To play all the sports is great. I played everything. My dad played everything. When I finally ended up, golf to me was just another sport until I was about 19. When I won the National Amateur at 19, I finally said, hmm, I must be a little better than I think I am. It was just a game, still is a game. But it didn't make any difference to me. I mean, I was not -- I went right back -- I was in school at Ohio State, and I went right back and put my golf clubs away and played intramural football and basketball and volleyball and I didn't touch a golf club for three or four months, six months, whatever it was. It didn't make any difference. I knew I was going to play golf next year.
But I think kids today, they don't get their bodies well-rounded. 90 percent of your kids today spend half the time on a computer anyway. They never get outside. If you start looking at what kids are shaped like today versus what they used to be shaped like, they're riding in a car, they're not walking anywhere, they're all overweight, they're not getting out and doing things that keep you healthy. I don't think it's really what we should be doing. I think kids should be playing everything, doing everything. Eventually if you want to specialize in something, that's fine, but go out and enjoy and be happy to be able to play other things and do them. The opportunity to do that is there for you if you want to. That's what my dad did to me. He just gave me the opportunity. He introduced me to everything. I couldn't get enough of any one of them I played. I thought that was just great.
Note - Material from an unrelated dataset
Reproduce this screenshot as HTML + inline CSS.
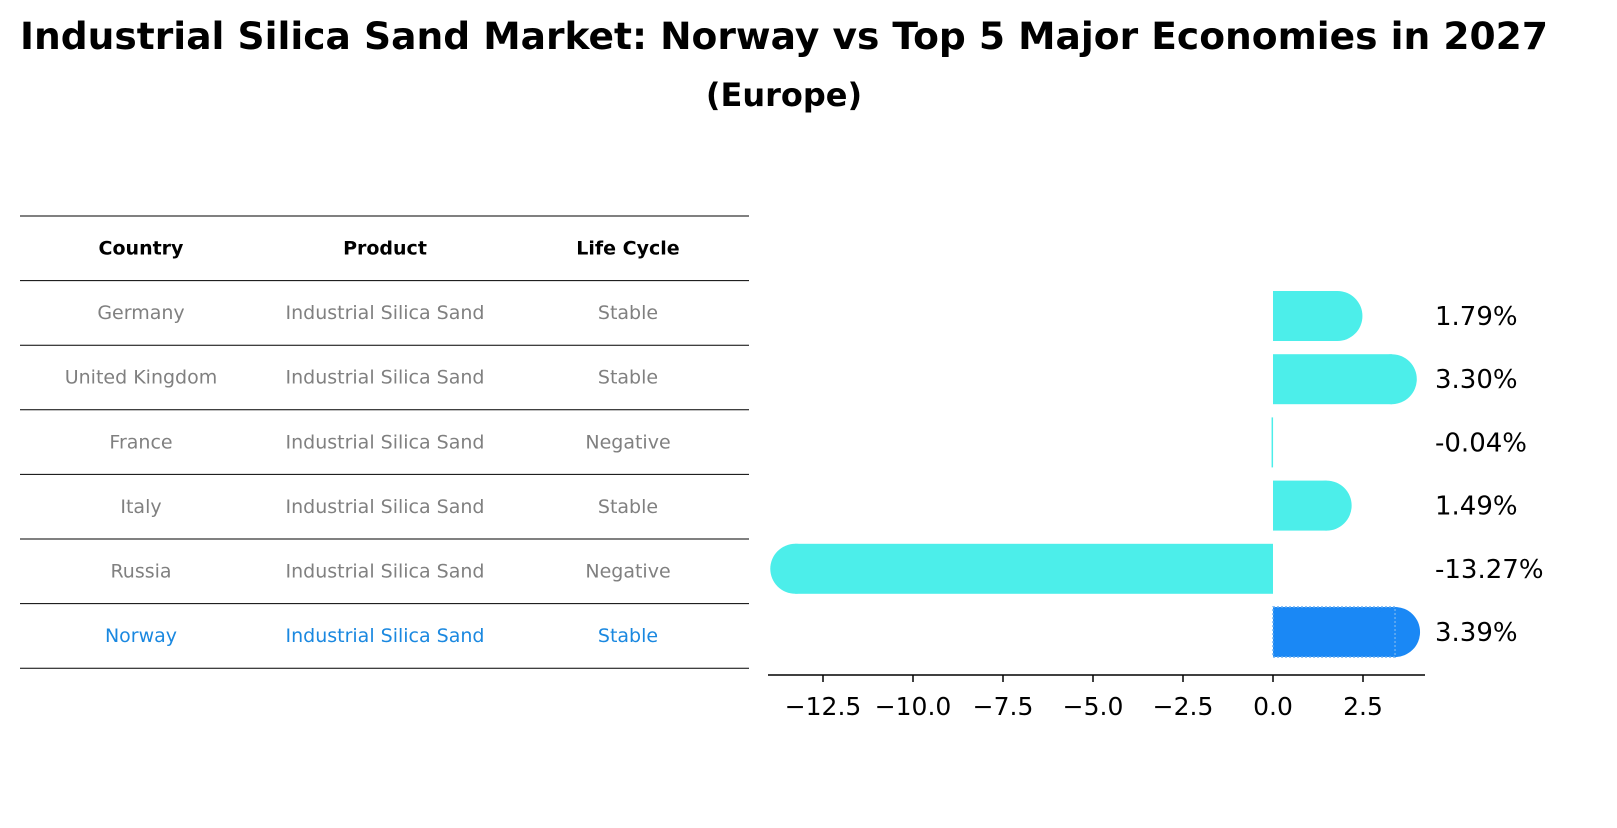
<!DOCTYPE html>
<html><head><meta charset="utf-8"><style>
body{margin:0;background:#fff;font-family:"Liberation Sans","DejaVu Sans",sans-serif;}
</style></head><body>
<svg width="1617" height="823" xmlns="http://www.w3.org/2000/svg" font-family="DejaVu Sans, Liberation Sans, sans-serif">
<text x="784" y="49" text-anchor="middle" font-size="37.5" font-weight="bold" textLength="1528" lengthAdjust="spacingAndGlyphs">Industrial Silica Sand Market: Norway vs Top 5 Major Economies in 2027</text>
<text x="784" y="106" text-anchor="middle" font-size="32" font-weight="bold">(Europe)</text>
<g id="table"></g>
<g id="bars"></g>
</svg>
<script>
const countries=["Germany","United Kingdom","France","Italy","Russia","Norway"];
const products=["Industrial Silica Sand","Industrial Silica Sand","Industrial Silica Sand","Industrial Silica Sand","Industrial Silica Sand","Industrial Silica Sand"];
const lifeCycles=["Stable","Stable","Negative","Stable","Negative","Stable"];
const growth=[1.79,3.30,-0.04,1.49,-13.27,3.39];
const tickValues=[-12.5,-10,-7.5,-5,-2.5,0,2.5];
const NS="http://www.w3.org/2000/svg";
function mk(t,a,p){const e=document.createElementNS(NS,t);for(const k in a)e.setAttribute(k,a[k]);p.appendChild(e);return e;}
const tb=document.getElementById('table');
const colX=[141,385,628];
const rowY=i=>216+i*64.6;
for(let i=0;i<8;i++){const l=mk('line',{x1:20,x2:749,y1:rowY(i),y2:rowY(i),stroke:'#000','stroke-width':1},tb);

}
["Country","Product","Life Cycle"].forEach((h,j)=>{const t=mk('text',{x:colX[j],y:rowY(0)+38.5,'text-anchor':'middle','font-size':19,'font-weight':'bold'},tb);t.textContent=h;

});
countries.forEach((c,i)=>{const col=i===countries.length-1?'#1a88e0':'#808080';
[c,products[i],lifeCycles[i]].forEach((v,j)=>{const t=mk('text',{x:colX[j],y:rowY(i+1)+38.5,'text-anchor':'middle','font-size':19,fill:col},tb);t.textContent=v;

});});
const bg=document.getElementById('bars');
const x0=1273,ppu=36;const X=v=>x0+v*ppu;
const yC=i=>316+i*63.2;const h=50,r=25;
growth.forEach((v,i)=>{const last=i===growth.length-1;const fill=last?'#1a88f5':'#4ceeea';
const a=Math.min(X(0),X(v)),b=Math.max(X(0),X(v));
const rect=mk('rect',{x:a,y:yC(i)-h/2,width:Math.max(b-a,1.5),height:h,fill:fill},bg);


if(Math.abs(v)>0.5){const cx=v>0?b:a;
const cap=mk('circle',{cx:cx,cy:yC(i),r:r,fill:fill},bg);

}
if(last){const o=mk('rect',{x:a,y:yC(i)-h/2,width:b-a,height:h,fill:'none',stroke:'#6aaef0','stroke-dasharray':'2,2','stroke-width':1.5},bg);

}
const t=mk('text',{x:1435,y:yC(i)+9,'font-size':26},bg);t.textContent=v.toFixed(2)+'%';

});
const ax=mk('line',{x1:768,x2:1425,y1:675,y2:675,stroke:'#000','stroke-width':1.5},bg);


tickValues.forEach(v=>{const tk=mk('line',{x1:X(v),x2:X(v),y1:675,y2:682,stroke:'#000','stroke-width':1.5},bg);


const t=mk('text',{x:X(v),y:715,'text-anchor':'middle','font-size':25},bg);t.textContent=(v<0?'\u2212':'')+Math.abs(v).toFixed(1);

});
</script>
</body></html>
I mean, I think that physically I'm beat up now, but through most of my career I was pretty injury-free. I mean, I only had to withdraw I think from two tournaments my whole career.
Q. Why was that, luck?
JACK NICKLAUS: No, I think it was because of other sports. I think my body was fairly well-rounded. I think I was developed to play other things and do other things and just golf didn't beat me down to one thing and I just didn't wear out. Finally in the end I think it did, but I think that's the great thing about other sports.
Football players in my day, nobody ever lifted weights. Now they're lifting weights and this sort of thing. Nobody ever did that, not even the football players. It's a different day.
Q. Would you have a second to address a question about a Hall of Famer? I'm doing something on Curtis Strange obviously. The magnitude of winning two U.S. Opens in a row, I'm wondering what you think of that feat.
JACK NICKLAUS: That magnitude is why he's here. Curtis Strange was a very, very good player. It was '88, '89, wasn't it? Curtis in those two years obviously played very, very well to set himself apart from everybody else. That was pretty good achievement. Something I didn't do, something a lot of guys didn't do.
Q. Even when you were in your prime, did it seem like a very difficult thing to accomplish, or did you think you would do it one day?
JACK NICKLAUS: I never thought about it. I just played. Obviously when I won my four U.S. Opens, when I played the next year I wanted to win. I just didn't. Curtis did. That's a pretty good accomplishment. There's not many guys that won many tournaments back-to-back. Sometimes they have but not too many. It's hard to win them, to beat a field, particularly on different golf courses. Same golf course, it's a little easier.
Masters, I don't know what they've had, maybe three back-to-backs now; myself, Faldo and Tiger won back-to-back. You know, that's on the same golf course. If it's only happened three times on that golf course, then to do it in the U.S. Open is even more difficult.